December 2, 2011
The Nationals Member for Gippsland Darren Chester is vowing to keep up the fight for a fairer deal for regional students, despite forcing the Gillard Government to backflip on its controversial ‘inner’ regional classification for Independent Youth Allowance.
Mr Chester said he was pleased that the discriminatory ‘inner’ regional classification had been abolished, but warned there was a ‘long way to go’ before regional students and their families would be on a level playing field with city-based students.
He cautioned Gippsland students and their families to seek advice before making decisions to take a ‘gap’ year because they may still miss out on funding support.
Legislation has been passed in both Houses of Parliament to amend the previous policy. Under the changes, students living in Gippsland towns such as Sale, Yarram, Traralgon, Morwell and Churchill will finally be treated the same as students living in Bairnsdale, Lakes Entrance and Orbost.
Mr Chester said while the battle was over for many ‘inner’ regional students the whole Independent Youth Allowance debacle should never have occurred in the first place and the system still prevented many families from receiving much-needed financial assistance to meet living away from home costs.
“The backflip on this issue was long overdue and the amended legislation will benefit many students and families from areas that were previously classed as ‘inner’ regional in Gippsland,” Mr Chester said.
“But the whole mess which was created by Julia Gillard when she was Education Minister could have easily been avoided. The system was doomed to fail because she failed to listen to the concerns of regional students, parents and teachers.”
“The changes are long overdue but there are still some inconsistencies including rules which prevent students whose parents have a combined income of $150,000 from receiving any support. On the one hand the government is saying that students can take a ‘gap’ year and earn money but then refuses to classify them as independent if their parents’ combined income exceeds the threshold.”

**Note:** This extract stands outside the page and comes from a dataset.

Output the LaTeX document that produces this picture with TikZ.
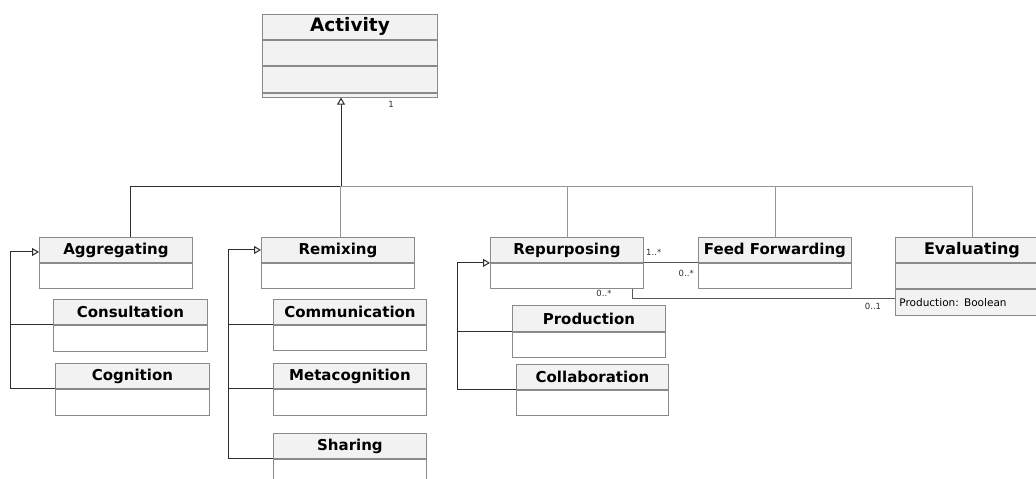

Mr Chester said he would continue to advocate for a complete overhaul of the student income support system.
“The system is broken and there’s still a long way to go to improve the level of support for all regional students and increase university participation,” Mr Chester said.
“We need a simpler Tertiary Access Allowance to help students and families with the additional costs they face when relocating which are not faced by students who have the option of staying at home while studying.”